Le réseau imaginé comprend une station de base LTE dotée d’un réseau cœur EPC (“Evolved Packet Core”), de terminaux LTE (“user equipment”), d’antennes RF et d’un logiciel de contrôle d’exploitation et de maintenance (O&M) haute fiabilité. La solution, somme toute assez similaire aux réseaux terrestres, doit toutefois répondre à des contraintes très strictes de taille, de poids et de puissance afin de pouvoir être livrée par l’atterrisseur lunaire développé par l’entreprise américaine Intuitive Machines. Elle a été conçue pour résister aux phases de décollage et d’alunissage et pour fonctionner dans les conditions extrêmes de l’espace. La Lune, en l’occurrence, subit d’énormes variations de température et est sujette aux séismes lunaires.

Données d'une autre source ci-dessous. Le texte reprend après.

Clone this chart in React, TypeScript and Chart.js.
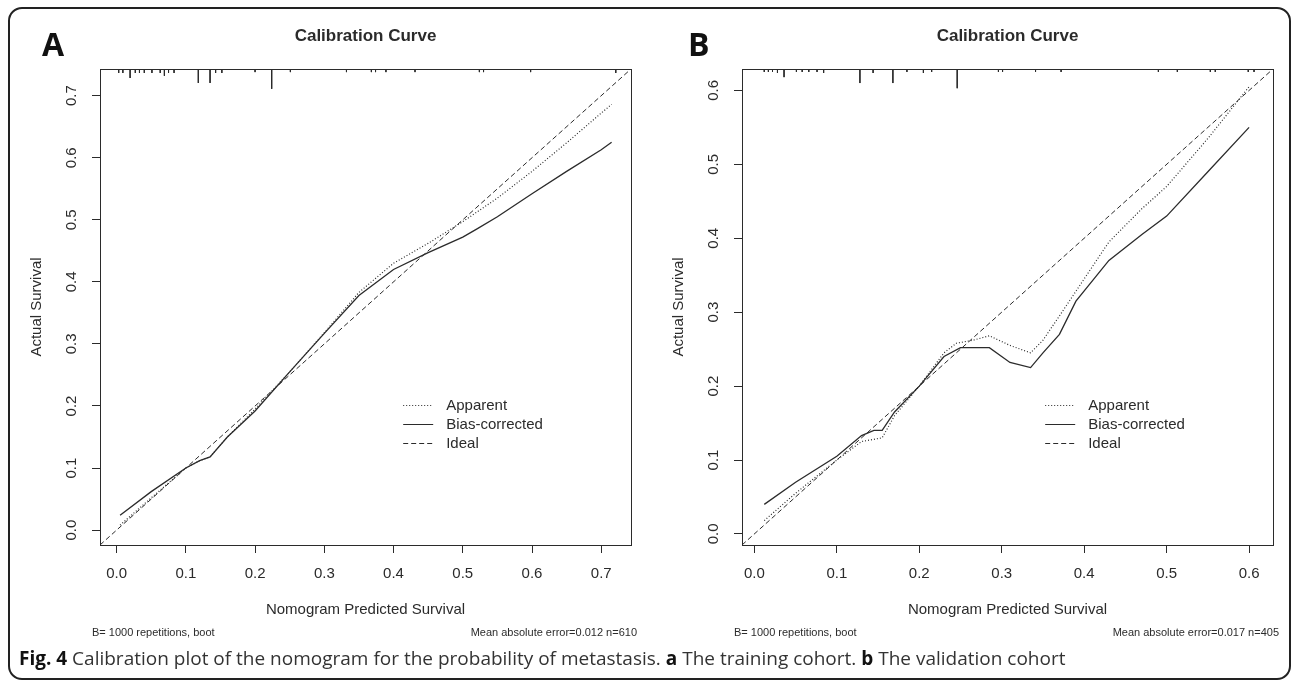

Une fois placé sur la Lune, le réseau doit s’auto-configurer pour fournir les capacités de communication nécessaires pour mener un certain nombre d’activités essentielles, telles que l’utilisation de systèmes de contrôle-commande, la navigation en temps réel et la télémétrie, le contrôle à distance des rovers lunaires et le déploiement de capteurs, et le streaming de vidéo haute définition. Il pourrait évoluer par la suite vers la 5G.

Et sur Terre ?

Les technologies développées pour le contexte spatial donnent lieu à des applications terrestres. Au cours de son histoire, l’ISS a été un lieu d’expérimentation pour diverses technologies de communication, utilisées notamment pour l’Internet par satellite. Ainsi, les réseaux DTN pourraient être déployés sur Terre, là où la connexion est intermittente en raison d’un environnement difficile.